Du droit du travail au travail sans droits. Depuis une
dizaine d’années, le poison de l’ubérisation s’attaque à tous les pans de
l’économie. Pas un domaine n’échappe aux visées dérégulatrices de nos chers
libéraux et de leur mirage d’« autoentrepreneuriat ». Après l’hôtellerie,
les transports de personnes ou encore la livraison à domicile, c’est au tour des musées de subir
leurs assauts. En juin dernier, les guides conférenciers du musée national
de l’Histoire de l’immigration, jusqu’ici salariés de l’établissement public, expliquaient
comment leur mission avait été externalisée vers une société privée. Avec
obligation, s’ils souhaitaient continuer, de prendre un statut de « microentrepreneur », perdant au
passage près de 50 % de leur rémunération…
Malheureusement, ce brutal processus de précarisation n’est pas un
cas isolé. Et pourrait concerner le musée du Louvre, le saint des saints, en passe de confier à ce même genre de
prestataires privés l’ensemble du secteur des guides conférenciers à compter
de 2024.
Une telle évolution met en péril l’avenir de la
profession. L’ubérisation pressure les travailleurs, épuise leur quotidien,
fragilise leurs droits et l’avenir de notre modèle de protection sociale. Mais
ce n’est pas tout. Dans ce cas précis, elle fait peser également une lourde
menace sur la démocratisation de la culture. Les guides ne sont pas que des
passionnés d’histoire. Ils sont là pour assurer l’une des quatre missions
principales des musées, telles que définies dans le Code du patrimoine. À
savoir : « Mettre en œuvre des actions d’éducation et de diffusion visant à assurer l’égal accès de tous à la culture. » En dégradant ce métier, c’est le partage de
notre bien commun artistique qui est dégradé. Et la diffusion du savoir ravalé
au rang de produit mercantile.
Le combat des guides conférenciers nous concerne tous.

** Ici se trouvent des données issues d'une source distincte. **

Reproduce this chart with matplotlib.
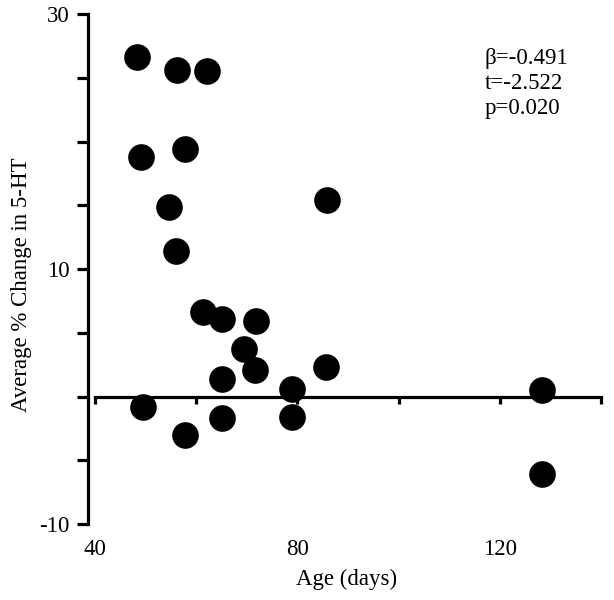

Et s’inscrit dans une lutte plus vaste contre les velléités réformatrices d’un
Emmanuel Macron, soutien indéfectible du modèle Uber. En juillet, la Lettre
A révélait comment quatre fidèles du chef de l’État le poussent à
relancer la déréglementation de nouvelles professions. Nous sommes prévenus.
S’il est un art que ces gens-là admirent, c’est celui de la précarité.